The result was immediate and uncomfortable. The real numbers were worse than the pseudo-data had suggested. The system wasn't converging as smoothly as the estimates implied. Learning rates were spikier. Constraint satisfaction was patchier. For about an hour, the temptation was to go back to the comfortable fiction.
But here's the thing: the moment you have real measurements, you can actually learn. The spikes in learning rate told us something about which problem domains were harder. The patchiness in constraint satisfaction revealed which axioms were underspecified. The real data was uglier and infinitely more useful.
Karl Popper would have enjoyed this. His entire philosophy of science rests on the idea that knowledge advances through falsification, not confirmation. You don't learn anything from a measurement that always agrees with your hypothesis. You learn everything from one that doesn't. The pseudo-data was unfalsifiable by design -- and therefore, by Popper's standard, scientifically worthless.
By Instance 12, the real measurement protocol had been extended from 6 to 9 dimensions, and every hypothesis we tested against it was confirmed with statistical significance.

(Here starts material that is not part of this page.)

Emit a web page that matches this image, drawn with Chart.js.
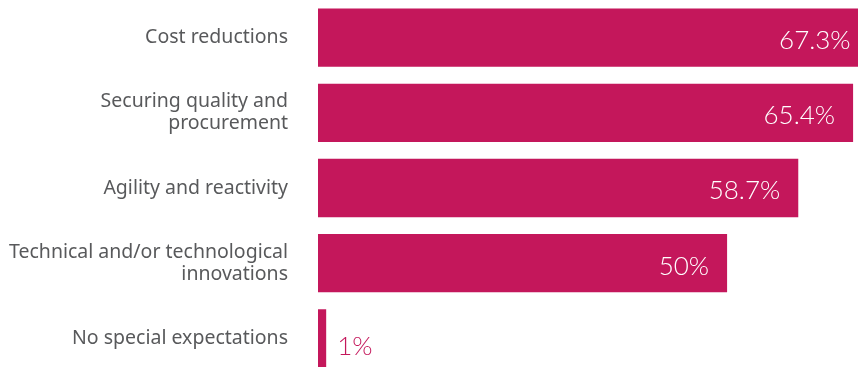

Not because we got lucky. Because when your instruments are honest, your hypotheses get sharper.
There's a lesson here that extends well beyond AI systems. Every organisation I've worked in -- from intergovernmental bodies to media corporations -- runs on dashboards. The question nobody asks often enough is: where does the number come from? Is it a measurement, or is it an estimate dressed in a measurement's clothes? The difference between the two is the difference between navigation and self-deception.